>> START

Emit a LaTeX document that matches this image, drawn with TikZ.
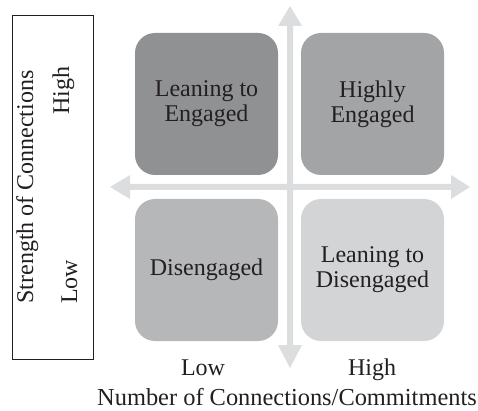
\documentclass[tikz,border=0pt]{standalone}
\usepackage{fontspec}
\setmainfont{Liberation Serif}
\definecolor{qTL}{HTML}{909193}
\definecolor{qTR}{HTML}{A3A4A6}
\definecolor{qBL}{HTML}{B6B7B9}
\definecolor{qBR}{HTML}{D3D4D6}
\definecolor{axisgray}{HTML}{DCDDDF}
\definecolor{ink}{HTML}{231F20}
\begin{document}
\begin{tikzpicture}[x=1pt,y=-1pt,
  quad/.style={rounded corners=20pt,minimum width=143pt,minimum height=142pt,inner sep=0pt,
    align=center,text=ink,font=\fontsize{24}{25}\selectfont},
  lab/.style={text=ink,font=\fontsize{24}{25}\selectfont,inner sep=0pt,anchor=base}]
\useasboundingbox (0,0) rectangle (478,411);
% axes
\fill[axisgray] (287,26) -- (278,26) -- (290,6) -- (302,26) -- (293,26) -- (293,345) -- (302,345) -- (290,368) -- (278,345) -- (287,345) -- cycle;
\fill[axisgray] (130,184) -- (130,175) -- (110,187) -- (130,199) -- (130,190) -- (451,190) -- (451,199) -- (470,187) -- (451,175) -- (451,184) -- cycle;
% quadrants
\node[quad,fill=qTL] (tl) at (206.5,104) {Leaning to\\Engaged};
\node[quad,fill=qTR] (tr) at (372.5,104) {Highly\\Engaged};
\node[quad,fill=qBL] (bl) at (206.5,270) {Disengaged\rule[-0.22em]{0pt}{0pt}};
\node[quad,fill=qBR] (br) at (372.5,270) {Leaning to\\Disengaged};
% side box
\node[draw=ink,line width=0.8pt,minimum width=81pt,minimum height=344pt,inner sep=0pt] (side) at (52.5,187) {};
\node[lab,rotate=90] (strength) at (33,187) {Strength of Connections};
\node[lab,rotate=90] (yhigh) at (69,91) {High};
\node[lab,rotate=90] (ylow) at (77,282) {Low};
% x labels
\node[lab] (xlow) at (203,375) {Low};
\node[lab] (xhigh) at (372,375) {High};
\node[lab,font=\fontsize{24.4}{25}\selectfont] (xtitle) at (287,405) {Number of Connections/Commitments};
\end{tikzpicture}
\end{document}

>> END

[Exercise description] Each line above is to be copied verbatim. Drop any image from the copy.

[Exercise result]
Emit a LaTeX document that matches this image, drawn with TikZ.
\documentclass[tikz,border=0pt]{standalone}
\usepackage{fontspec}
\setmainfont{Liberation Serif}
\definecolor{qTL}{HTML}{909193}
\definecolor{qTR}{HTML}{A3A4A6}
\definecolor{qBL}{HTML}{B6B7B9}
\definecolor{qBR}{HTML}{D3D4D6}
\definecolor{axisgray}{HTML}{DCDDDF}
\definecolor{ink}{HTML}{231F20}
\begin{document}
\begin{tikzpicture}[x=1pt,y=-1pt,
  quad/.style={rounded corners=20pt,minimum width=143pt,minimum height=142pt,inner sep=0pt,
    align=center,text=ink,font=\fontsize{24}{25}\selectfont},
  lab/.style={text=ink,font=\fontsize{24}{25}\selectfont,inner sep=0pt,anchor=base}]
\useasboundingbox (0,0) rectangle (478,411);
% axes
\fill[axisgray] (287,26) -- (278,26) -- (290,6) -- (302,26) -- (293,26) -- (293,345) -- (302,345) -- (290,368) -- (278,345) -- (287,345) -- cycle;
\fill[axisgray] (130,184) -- (130,175) -- (110,187) -- (130,199) -- (130,190) -- (451,190) -- (451,199) -- (470,187) -- (451,175) -- (451,184) -- cycle;
% quadrants
\node[quad,fill=qTL] (tl) at (206.5,104) {Leaning to\\Engaged};
\node[quad,fill=qTR] (tr) at (372.5,104) {Highly\\Engaged};
\node[quad,fill=qBL] (bl) at (206.5,270) {Disengaged\rule[-0.22em]{0pt}{0pt}};
\node[quad,fill=qBR] (br) at (372.5,270) {Leaning to\\Disengaged};
% side box
\node[draw=ink,line width=0.8pt,minimum width=81pt,minimum height=344pt,inner sep=0pt] (side) at (52.5,187) {};
\node[lab,rotate=90] (strength) at (33,187) {Strength of Connections};
\node[lab,rotate=90] (yhigh) at (69,91) {High};
\node[lab,rotate=90] (ylow) at (77,282) {Low};
% x labels
\node[lab] (xlow) at (203,375) {Low};
\node[lab] (xhigh) at (372,375) {High};
\node[lab,font=\fontsize{24.4}{25}\selectfont] (xtitle) at (287,405) {Number of Connections/Commitments};
\end{tikzpicture}
\end{document}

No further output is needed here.